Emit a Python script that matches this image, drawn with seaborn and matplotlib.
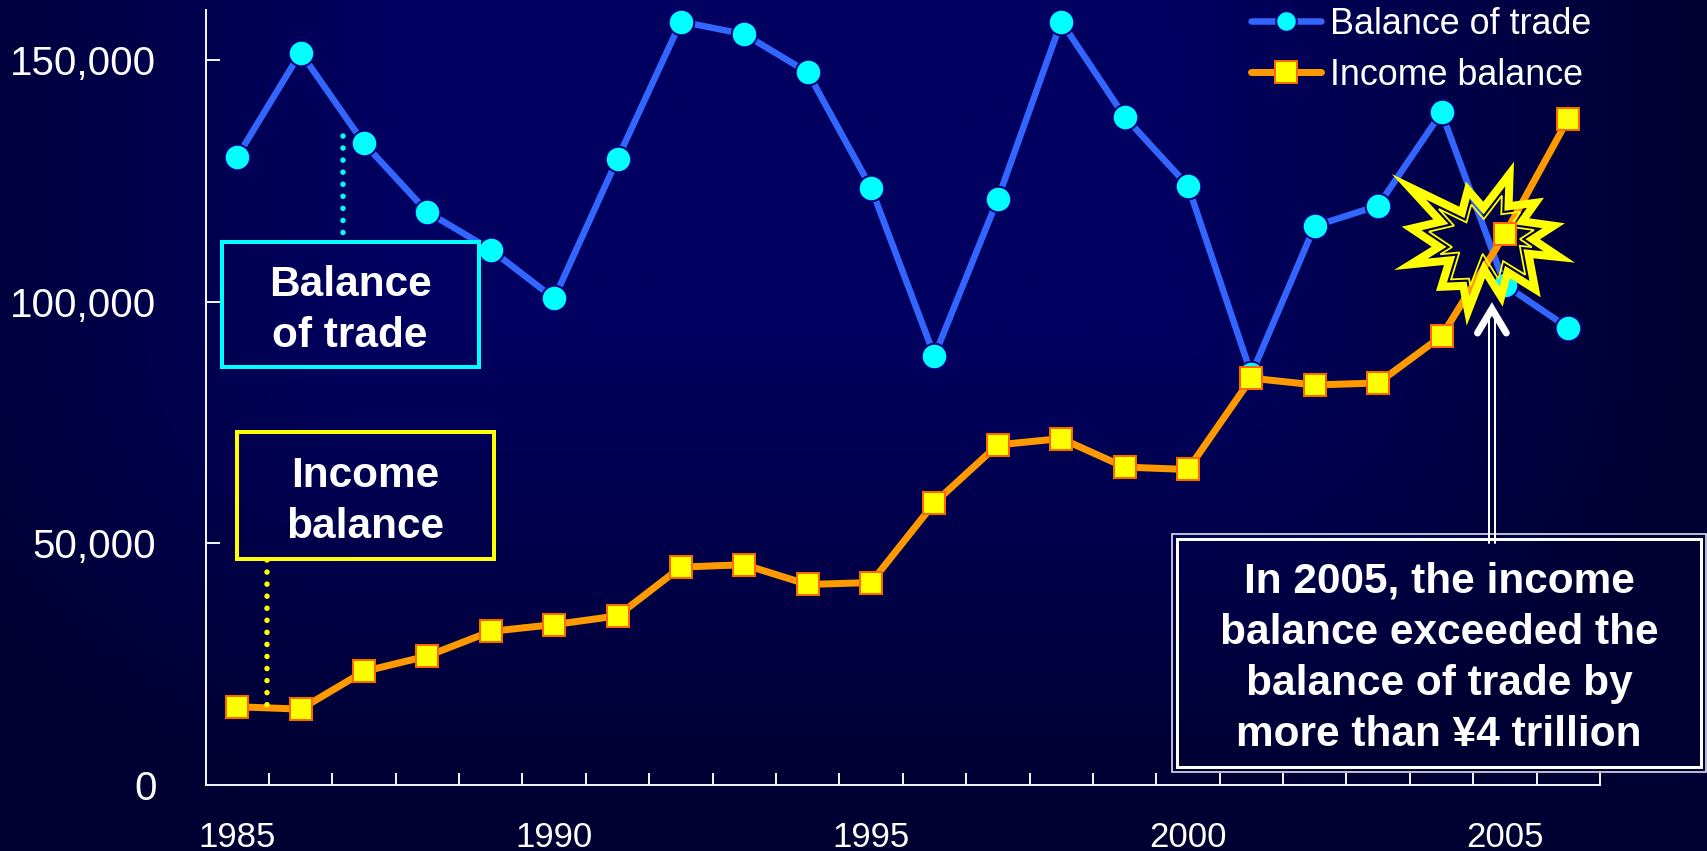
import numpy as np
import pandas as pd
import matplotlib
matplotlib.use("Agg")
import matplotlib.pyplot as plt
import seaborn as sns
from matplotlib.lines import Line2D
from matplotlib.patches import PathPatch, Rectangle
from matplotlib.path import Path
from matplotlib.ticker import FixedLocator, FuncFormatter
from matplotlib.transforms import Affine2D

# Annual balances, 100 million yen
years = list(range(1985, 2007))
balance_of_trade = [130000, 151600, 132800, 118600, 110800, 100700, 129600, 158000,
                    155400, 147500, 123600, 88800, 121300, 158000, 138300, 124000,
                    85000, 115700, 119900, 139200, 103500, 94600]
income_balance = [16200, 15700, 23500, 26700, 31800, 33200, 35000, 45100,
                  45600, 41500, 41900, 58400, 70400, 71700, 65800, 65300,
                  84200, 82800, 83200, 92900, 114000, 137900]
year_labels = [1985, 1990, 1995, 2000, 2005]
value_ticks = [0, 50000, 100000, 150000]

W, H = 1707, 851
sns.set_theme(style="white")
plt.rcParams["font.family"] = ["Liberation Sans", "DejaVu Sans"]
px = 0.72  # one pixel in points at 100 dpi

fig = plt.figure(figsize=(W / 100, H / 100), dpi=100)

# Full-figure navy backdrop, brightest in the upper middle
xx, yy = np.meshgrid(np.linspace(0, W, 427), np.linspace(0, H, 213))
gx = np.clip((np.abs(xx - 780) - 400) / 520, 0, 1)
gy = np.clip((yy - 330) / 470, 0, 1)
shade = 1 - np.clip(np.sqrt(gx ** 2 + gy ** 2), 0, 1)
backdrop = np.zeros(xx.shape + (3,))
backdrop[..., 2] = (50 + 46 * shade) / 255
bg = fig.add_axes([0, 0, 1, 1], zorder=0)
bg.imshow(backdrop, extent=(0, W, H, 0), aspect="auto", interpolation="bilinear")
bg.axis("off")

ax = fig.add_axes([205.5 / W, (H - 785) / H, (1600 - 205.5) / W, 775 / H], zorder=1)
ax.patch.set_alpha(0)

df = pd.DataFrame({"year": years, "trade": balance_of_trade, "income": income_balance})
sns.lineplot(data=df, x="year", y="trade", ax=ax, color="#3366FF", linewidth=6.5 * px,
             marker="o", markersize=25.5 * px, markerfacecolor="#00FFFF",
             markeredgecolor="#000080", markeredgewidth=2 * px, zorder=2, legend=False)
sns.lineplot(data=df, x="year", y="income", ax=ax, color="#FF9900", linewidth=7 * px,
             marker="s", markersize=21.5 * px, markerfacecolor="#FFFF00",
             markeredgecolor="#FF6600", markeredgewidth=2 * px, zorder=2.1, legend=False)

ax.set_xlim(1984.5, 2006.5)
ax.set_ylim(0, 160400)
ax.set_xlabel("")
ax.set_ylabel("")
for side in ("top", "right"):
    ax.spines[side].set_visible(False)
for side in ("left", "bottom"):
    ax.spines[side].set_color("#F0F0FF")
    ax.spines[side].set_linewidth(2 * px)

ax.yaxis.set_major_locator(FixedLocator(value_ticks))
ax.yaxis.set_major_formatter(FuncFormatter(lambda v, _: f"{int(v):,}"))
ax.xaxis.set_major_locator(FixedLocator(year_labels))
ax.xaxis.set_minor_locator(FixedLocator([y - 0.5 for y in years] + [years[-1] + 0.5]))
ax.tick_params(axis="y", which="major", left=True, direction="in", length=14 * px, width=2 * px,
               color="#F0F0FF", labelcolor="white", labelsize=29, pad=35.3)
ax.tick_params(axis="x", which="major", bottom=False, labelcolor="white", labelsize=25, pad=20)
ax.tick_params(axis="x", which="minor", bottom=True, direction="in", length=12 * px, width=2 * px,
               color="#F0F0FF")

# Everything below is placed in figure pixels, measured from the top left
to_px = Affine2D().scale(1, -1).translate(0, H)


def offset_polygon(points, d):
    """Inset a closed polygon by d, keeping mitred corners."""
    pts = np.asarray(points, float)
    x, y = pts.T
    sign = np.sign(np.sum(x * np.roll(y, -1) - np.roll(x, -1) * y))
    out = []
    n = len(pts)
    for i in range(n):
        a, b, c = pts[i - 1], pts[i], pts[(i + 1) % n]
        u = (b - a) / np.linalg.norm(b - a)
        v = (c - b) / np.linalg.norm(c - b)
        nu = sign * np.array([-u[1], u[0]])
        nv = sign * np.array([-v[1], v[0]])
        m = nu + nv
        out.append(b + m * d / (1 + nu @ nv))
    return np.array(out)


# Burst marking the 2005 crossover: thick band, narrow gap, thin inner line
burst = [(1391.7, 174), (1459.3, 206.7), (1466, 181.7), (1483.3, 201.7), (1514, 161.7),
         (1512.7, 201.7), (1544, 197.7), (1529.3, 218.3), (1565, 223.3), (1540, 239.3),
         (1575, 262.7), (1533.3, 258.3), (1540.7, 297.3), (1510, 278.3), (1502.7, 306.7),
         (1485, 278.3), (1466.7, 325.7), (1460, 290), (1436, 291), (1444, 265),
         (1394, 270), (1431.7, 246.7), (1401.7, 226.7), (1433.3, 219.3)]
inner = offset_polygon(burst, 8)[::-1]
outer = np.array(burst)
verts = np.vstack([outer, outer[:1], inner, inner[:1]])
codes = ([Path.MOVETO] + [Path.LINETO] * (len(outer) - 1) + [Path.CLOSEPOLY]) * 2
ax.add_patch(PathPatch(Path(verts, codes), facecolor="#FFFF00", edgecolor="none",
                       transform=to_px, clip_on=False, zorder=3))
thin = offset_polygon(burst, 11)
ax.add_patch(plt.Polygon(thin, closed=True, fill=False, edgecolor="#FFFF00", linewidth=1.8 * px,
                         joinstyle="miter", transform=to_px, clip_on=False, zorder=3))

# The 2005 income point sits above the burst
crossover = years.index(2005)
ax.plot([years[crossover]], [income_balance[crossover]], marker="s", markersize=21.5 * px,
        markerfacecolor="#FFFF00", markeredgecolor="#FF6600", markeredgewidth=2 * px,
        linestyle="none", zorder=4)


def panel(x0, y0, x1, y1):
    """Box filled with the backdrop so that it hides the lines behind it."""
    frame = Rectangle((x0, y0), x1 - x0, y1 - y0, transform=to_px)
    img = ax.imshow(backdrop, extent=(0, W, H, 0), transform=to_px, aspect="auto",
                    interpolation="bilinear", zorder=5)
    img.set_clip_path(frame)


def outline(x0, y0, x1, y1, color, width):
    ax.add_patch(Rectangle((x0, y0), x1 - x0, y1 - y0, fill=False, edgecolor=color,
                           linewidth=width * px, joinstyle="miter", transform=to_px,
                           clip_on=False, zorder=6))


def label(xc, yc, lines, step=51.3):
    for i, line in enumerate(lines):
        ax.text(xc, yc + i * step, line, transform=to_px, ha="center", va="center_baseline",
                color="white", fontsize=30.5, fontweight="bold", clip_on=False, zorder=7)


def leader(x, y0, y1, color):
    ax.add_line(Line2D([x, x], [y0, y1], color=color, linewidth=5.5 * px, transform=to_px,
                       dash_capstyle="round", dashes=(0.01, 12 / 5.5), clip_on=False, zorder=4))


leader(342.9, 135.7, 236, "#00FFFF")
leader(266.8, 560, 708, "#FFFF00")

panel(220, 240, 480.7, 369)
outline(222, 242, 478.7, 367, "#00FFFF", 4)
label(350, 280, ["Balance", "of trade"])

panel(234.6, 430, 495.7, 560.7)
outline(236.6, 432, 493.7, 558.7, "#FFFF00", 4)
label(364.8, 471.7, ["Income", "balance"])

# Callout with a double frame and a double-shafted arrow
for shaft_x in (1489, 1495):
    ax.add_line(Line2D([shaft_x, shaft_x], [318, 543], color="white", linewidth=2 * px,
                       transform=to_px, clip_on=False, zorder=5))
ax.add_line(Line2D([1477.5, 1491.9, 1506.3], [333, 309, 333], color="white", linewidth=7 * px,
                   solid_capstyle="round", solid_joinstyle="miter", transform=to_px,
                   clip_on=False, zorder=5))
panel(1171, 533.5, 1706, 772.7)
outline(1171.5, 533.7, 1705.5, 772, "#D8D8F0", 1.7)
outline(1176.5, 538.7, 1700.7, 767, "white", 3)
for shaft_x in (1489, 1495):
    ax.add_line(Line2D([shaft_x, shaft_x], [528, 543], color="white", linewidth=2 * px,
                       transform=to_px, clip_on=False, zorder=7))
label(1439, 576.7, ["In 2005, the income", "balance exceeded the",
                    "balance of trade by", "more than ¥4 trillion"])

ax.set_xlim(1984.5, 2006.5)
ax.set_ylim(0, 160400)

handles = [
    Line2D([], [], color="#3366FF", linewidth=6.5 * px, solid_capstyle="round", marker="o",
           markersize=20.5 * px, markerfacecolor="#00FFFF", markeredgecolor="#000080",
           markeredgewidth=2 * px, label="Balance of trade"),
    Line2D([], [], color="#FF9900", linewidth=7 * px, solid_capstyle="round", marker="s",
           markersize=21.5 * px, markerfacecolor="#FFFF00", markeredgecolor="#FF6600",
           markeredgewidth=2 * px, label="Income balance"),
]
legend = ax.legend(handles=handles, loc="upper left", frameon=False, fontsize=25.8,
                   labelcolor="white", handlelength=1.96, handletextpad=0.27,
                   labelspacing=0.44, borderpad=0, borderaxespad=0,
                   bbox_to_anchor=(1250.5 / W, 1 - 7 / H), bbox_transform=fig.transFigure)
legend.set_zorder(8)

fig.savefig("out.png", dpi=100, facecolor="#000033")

== WHAT TO WORK ON ==
Give again, exactly, the lines from the start of the data through the one holding "from matplotlib.transforms import Affine2D"; omit the pictures.

== COMPLETED TASK ==
Emit a Python script that matches this image, drawn with seaborn and matplotlib.
import numpy as np
import pandas as pd
import matplotlib
matplotlib.use("Agg")
import matplotlib.pyplot as plt
import seaborn as sns
from matplotlib.lines import Line2D
from matplotlib.patches import PathPatch, Rectangle
from matplotlib.path import Path
from matplotlib.ticker import FixedLocator, FuncFormatter
from matplotlib.transforms import Affine2D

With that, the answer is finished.